Overall I liked the story, both Eric and Ashley are really well written characters with a lot of story to tell and how that plays out was interesting. There’s good chemistry between them, there’s quite a few secrets for both to reveal to the other as things happen. If the story was exclusively on them both, I think that works very well.
But there’s a few side plots and arcs that get in the way from time to time and the most noticeably bothersome, at least to me, was the other succubi. The back story of how they all came to be, just what it means for them to be succubi and otherwise, is a really good story. But where things come apart at the edges was how stereotypical some of those characters were when it came to them being evil or nasty or otherwise manipulated in one way or another. Much of that was glossed over too quickly, the possibility of telling more of why things happened, really didn’t.
It felt that the “evil” of the work was just a little too over the top so and that took something away from the struggles that Ashley had in trying to deal with her kind. Beyond that, the climatic scene was more action, more a battle. I’d have liked to have seen less of the fight and more of the, if not seduction then perhaps the drawing of the truth out more than it was. It felt like there was opportunity missed for the sake of getting to the ending otherwise.
The work ends well, with the promise of something more to follow. It is a complete story, there’s not a real feeling of plots being left unfinished or the work ending awkwardly. It makes sense and in doing so that pulls the work away from some of the more questionable prior moments, putting some meaning to them.
All that said, the writing ir very good, the main characters are a delight. It’s a different view of what succubi are and that was interesting. I’d have liked more exploration however, a wider view from the other side of the conflict as well. Most of all, I just wish there hadn’t been as many stereotypical succubi appearing.
I’ll give Redeeming the Night three and a half out of five pitchforks.
For the work as a whole, three out of five pitchforks, mainly because the balance of the stories, while very well written, just didn’t hold my attention.

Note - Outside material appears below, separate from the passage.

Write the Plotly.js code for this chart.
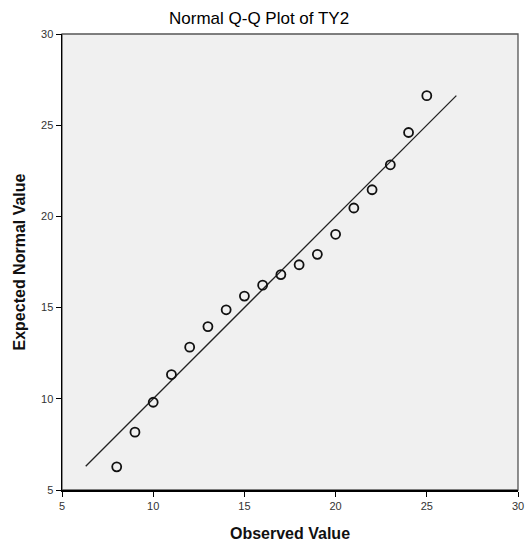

I just felt that the stereotypical bent of the succubi, and what was in control of that aspect of the work, took a lot of potential from things. That said, the balance of the work, telling Ashley’s story did hold me and I liked that. The supporting succubi just didn’t have the same presence overall.
An interesting collection of stories, there’s really something for everyone to find here.